**AIM**
Reproduce exactly the run of lines from the one containing "Rebuild this chart" through the one containing "0.0164, 0.0127, 0.01]". Pictures do not belong in the copy.

**EXTRACTED RECORDS**
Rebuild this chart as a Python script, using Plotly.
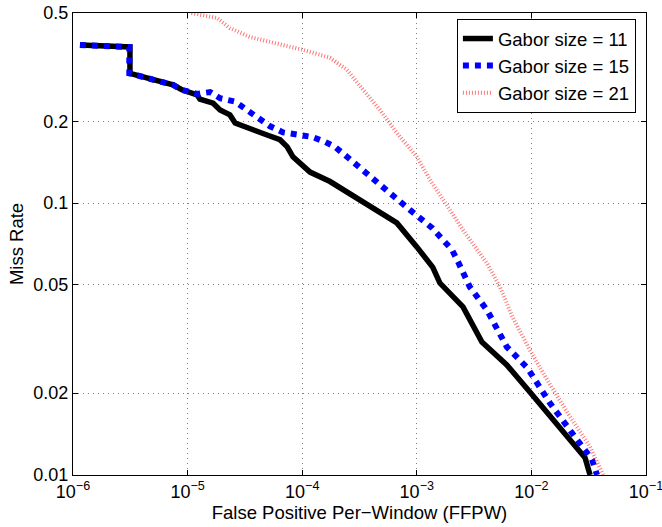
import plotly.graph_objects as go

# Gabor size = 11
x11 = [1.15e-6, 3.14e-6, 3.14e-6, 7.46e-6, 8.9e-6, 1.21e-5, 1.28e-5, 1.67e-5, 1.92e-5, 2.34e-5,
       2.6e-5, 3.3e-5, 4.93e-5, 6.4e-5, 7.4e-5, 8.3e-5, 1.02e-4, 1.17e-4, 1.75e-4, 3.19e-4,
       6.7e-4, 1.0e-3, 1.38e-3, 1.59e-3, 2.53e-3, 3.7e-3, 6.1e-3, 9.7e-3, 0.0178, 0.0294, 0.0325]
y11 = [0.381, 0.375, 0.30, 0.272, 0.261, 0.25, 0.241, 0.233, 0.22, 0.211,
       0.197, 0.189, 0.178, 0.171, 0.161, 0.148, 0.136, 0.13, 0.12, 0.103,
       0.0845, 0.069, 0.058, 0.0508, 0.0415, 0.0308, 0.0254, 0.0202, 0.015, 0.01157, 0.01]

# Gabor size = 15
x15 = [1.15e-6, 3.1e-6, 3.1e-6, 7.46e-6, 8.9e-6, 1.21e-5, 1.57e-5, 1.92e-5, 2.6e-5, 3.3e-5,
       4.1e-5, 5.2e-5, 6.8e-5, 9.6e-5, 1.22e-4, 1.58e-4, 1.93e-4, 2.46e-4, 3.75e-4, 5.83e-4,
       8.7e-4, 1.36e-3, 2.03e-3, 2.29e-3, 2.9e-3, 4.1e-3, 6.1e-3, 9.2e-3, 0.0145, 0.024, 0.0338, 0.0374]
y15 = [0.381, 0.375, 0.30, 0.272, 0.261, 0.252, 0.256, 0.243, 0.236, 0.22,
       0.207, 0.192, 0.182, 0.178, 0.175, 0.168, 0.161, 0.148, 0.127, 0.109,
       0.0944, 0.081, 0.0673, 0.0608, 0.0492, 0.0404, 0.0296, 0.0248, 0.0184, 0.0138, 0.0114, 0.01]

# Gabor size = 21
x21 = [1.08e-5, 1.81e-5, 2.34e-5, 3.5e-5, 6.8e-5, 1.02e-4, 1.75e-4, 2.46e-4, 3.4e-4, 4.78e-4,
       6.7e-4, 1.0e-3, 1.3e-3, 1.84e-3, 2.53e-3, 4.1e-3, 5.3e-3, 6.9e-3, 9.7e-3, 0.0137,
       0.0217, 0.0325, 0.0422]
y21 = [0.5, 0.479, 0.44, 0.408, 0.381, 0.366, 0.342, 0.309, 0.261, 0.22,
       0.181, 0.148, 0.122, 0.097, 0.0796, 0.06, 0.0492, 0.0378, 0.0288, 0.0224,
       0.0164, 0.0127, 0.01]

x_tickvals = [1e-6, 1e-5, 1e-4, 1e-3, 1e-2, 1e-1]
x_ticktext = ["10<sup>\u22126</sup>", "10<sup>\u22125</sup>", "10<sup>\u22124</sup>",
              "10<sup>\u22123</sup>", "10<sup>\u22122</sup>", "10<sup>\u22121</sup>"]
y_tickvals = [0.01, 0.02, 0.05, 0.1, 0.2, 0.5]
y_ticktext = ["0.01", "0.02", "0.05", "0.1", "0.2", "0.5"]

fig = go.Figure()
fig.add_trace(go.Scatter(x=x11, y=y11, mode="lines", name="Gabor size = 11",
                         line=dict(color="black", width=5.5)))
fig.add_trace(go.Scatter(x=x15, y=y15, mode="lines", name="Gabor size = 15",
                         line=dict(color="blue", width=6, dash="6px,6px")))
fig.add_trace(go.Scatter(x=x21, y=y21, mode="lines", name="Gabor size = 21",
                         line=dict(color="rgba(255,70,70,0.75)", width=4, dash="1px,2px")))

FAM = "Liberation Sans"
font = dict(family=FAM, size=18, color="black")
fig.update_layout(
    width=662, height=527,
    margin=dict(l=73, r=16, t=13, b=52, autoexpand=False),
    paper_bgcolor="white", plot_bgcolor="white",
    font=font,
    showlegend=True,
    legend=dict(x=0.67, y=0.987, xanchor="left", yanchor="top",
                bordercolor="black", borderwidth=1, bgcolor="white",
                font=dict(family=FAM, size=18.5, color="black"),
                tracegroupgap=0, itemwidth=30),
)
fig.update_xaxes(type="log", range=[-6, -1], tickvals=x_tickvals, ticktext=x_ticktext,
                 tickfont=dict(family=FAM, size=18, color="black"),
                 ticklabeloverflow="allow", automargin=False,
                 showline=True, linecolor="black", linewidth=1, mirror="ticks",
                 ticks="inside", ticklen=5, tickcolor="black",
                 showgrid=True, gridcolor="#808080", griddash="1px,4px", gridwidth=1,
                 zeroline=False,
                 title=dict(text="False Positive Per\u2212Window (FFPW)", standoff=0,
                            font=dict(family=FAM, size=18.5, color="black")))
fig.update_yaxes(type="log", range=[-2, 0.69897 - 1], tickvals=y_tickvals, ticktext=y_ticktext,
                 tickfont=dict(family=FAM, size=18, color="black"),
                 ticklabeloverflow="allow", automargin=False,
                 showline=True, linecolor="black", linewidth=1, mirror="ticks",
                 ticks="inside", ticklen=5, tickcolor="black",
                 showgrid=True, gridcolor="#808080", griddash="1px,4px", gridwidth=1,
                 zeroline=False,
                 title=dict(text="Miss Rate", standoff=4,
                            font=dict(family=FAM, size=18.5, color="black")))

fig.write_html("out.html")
...
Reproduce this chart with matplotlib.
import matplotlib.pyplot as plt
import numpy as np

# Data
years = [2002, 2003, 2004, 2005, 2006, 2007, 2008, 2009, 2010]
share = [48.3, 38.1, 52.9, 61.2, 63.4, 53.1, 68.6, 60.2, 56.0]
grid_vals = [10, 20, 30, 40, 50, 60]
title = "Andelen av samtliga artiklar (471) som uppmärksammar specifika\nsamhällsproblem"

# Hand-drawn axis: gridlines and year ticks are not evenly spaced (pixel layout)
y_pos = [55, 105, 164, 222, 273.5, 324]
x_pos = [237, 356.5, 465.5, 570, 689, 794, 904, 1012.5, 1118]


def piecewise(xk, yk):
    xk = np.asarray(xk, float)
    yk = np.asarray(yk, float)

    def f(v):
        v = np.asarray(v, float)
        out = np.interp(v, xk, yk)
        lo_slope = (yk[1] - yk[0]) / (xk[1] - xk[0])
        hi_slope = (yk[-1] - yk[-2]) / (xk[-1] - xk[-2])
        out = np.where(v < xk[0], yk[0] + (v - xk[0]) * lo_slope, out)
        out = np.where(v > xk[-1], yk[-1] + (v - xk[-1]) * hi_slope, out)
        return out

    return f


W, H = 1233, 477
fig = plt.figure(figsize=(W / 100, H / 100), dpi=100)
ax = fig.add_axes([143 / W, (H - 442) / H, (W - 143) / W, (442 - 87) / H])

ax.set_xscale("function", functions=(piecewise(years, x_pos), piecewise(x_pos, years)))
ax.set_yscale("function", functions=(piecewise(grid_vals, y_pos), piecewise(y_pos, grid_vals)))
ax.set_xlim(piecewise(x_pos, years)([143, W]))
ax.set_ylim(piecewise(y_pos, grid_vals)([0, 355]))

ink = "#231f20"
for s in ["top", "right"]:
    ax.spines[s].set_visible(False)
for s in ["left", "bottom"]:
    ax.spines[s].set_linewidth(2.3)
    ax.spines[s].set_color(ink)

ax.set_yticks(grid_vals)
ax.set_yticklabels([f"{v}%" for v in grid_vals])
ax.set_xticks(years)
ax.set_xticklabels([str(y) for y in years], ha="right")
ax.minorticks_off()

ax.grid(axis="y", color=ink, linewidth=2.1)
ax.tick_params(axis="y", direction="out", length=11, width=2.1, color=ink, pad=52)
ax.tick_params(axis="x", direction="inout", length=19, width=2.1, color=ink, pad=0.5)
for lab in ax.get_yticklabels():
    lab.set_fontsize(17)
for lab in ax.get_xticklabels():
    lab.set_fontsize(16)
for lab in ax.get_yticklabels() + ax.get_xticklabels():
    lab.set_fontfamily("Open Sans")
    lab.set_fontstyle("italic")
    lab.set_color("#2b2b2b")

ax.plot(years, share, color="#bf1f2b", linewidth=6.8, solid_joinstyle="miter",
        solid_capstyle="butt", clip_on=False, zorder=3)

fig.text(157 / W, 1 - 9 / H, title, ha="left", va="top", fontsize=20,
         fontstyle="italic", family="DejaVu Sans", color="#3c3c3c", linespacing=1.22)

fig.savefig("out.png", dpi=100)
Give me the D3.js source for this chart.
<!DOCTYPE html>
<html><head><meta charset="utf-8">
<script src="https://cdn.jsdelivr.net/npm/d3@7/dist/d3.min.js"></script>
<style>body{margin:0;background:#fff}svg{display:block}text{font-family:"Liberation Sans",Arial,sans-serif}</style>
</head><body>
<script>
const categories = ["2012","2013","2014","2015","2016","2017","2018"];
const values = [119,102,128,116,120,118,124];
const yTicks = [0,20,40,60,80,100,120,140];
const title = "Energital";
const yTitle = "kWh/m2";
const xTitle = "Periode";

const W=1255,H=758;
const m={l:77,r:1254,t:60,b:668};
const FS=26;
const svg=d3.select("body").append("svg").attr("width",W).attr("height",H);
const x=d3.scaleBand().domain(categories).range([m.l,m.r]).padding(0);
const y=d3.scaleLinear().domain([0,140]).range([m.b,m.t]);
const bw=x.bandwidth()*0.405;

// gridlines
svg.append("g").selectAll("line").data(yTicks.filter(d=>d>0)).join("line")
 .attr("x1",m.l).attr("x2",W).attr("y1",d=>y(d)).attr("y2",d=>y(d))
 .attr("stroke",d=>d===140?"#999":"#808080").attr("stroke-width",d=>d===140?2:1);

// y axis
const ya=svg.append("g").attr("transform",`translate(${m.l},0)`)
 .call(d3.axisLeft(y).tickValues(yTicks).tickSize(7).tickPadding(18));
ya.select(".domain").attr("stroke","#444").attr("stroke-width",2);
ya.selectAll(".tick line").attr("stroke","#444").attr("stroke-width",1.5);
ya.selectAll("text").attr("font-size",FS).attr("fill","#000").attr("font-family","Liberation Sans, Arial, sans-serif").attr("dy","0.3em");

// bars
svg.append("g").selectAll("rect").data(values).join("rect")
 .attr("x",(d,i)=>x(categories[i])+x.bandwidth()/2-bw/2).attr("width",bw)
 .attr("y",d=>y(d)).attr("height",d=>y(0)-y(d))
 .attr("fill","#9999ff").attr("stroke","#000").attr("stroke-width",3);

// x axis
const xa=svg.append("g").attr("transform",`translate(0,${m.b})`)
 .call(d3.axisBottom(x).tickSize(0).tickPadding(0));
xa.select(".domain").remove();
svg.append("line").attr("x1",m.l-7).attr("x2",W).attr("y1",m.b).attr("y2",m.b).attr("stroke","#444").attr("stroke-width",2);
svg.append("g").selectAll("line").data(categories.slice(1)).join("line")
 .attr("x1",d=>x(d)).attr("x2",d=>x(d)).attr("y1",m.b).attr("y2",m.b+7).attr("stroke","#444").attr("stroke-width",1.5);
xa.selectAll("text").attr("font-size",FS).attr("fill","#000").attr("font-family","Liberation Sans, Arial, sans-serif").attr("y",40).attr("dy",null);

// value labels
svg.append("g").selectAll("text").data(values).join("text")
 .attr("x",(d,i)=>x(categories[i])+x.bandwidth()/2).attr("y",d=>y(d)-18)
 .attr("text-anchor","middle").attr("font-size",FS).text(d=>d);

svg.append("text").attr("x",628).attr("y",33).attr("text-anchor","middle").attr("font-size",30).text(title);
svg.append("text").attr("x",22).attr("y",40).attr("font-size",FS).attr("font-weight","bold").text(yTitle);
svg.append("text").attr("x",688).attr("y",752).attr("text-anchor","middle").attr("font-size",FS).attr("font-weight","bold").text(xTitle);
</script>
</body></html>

**TASK SOLUTION**
Rebuild this chart as a Python script, using Plotly.
import plotly.graph_objects as go

# Gabor size = 11
x11 = [1.15e-6, 3.14e-6, 3.14e-6, 7.46e-6, 8.9e-6, 1.21e-5, 1.28e-5, 1.67e-5, 1.92e-5, 2.34e-5,
       2.6e-5, 3.3e-5, 4.93e-5, 6.4e-5, 7.4e-5, 8.3e-5, 1.02e-4, 1.17e-4, 1.75e-4, 3.19e-4,
       6.7e-4, 1.0e-3, 1.38e-3, 1.59e-3, 2.53e-3, 3.7e-3, 6.1e-3, 9.7e-3, 0.0178, 0.0294, 0.0325]
y11 = [0.381, 0.375, 0.30, 0.272, 0.261, 0.25, 0.241, 0.233, 0.22, 0.211,
       0.197, 0.189, 0.178, 0.171, 0.161, 0.148, 0.136, 0.13, 0.12, 0.103,
       0.0845, 0.069, 0.058, 0.0508, 0.0415, 0.0308, 0.0254, 0.0202, 0.015, 0.01157, 0.01]

# Gabor size = 15
x15 = [1.15e-6, 3.1e-6, 3.1e-6, 7.46e-6, 8.9e-6, 1.21e-5, 1.57e-5, 1.92e-5, 2.6e-5, 3.3e-5,
       4.1e-5, 5.2e-5, 6.8e-5, 9.6e-5, 1.22e-4, 1.58e-4, 1.93e-4, 2.46e-4, 3.75e-4, 5.83e-4,
       8.7e-4, 1.36e-3, 2.03e-3, 2.29e-3, 2.9e-3, 4.1e-3, 6.1e-3, 9.2e-3, 0.0145, 0.024, 0.0338, 0.0374]
y15 = [0.381, 0.375, 0.30, 0.272, 0.261, 0.252, 0.256, 0.243, 0.236, 0.22,
       0.207, 0.192, 0.182, 0.178, 0.175, 0.168, 0.161, 0.148, 0.127, 0.109,
       0.0944, 0.081, 0.0673, 0.0608, 0.0492, 0.0404, 0.0296, 0.0248, 0.0184, 0.0138, 0.0114, 0.01]

# Gabor size = 21
x21 = [1.08e-5, 1.81e-5, 2.34e-5, 3.5e-5, 6.8e-5, 1.02e-4, 1.75e-4, 2.46e-4, 3.4e-4, 4.78e-4,
       6.7e-4, 1.0e-3, 1.3e-3, 1.84e-3, 2.53e-3, 4.1e-3, 5.3e-3, 6.9e-3, 9.7e-3, 0.0137,
       0.0217, 0.0325, 0.0422]
y21 = [0.5, 0.479, 0.44, 0.408, 0.381, 0.366, 0.342, 0.309, 0.261, 0.22,
       0.181, 0.148, 0.122, 0.097, 0.0796, 0.06, 0.0492, 0.0378, 0.0288, 0.0224,
       0.0164, 0.0127, 0.01]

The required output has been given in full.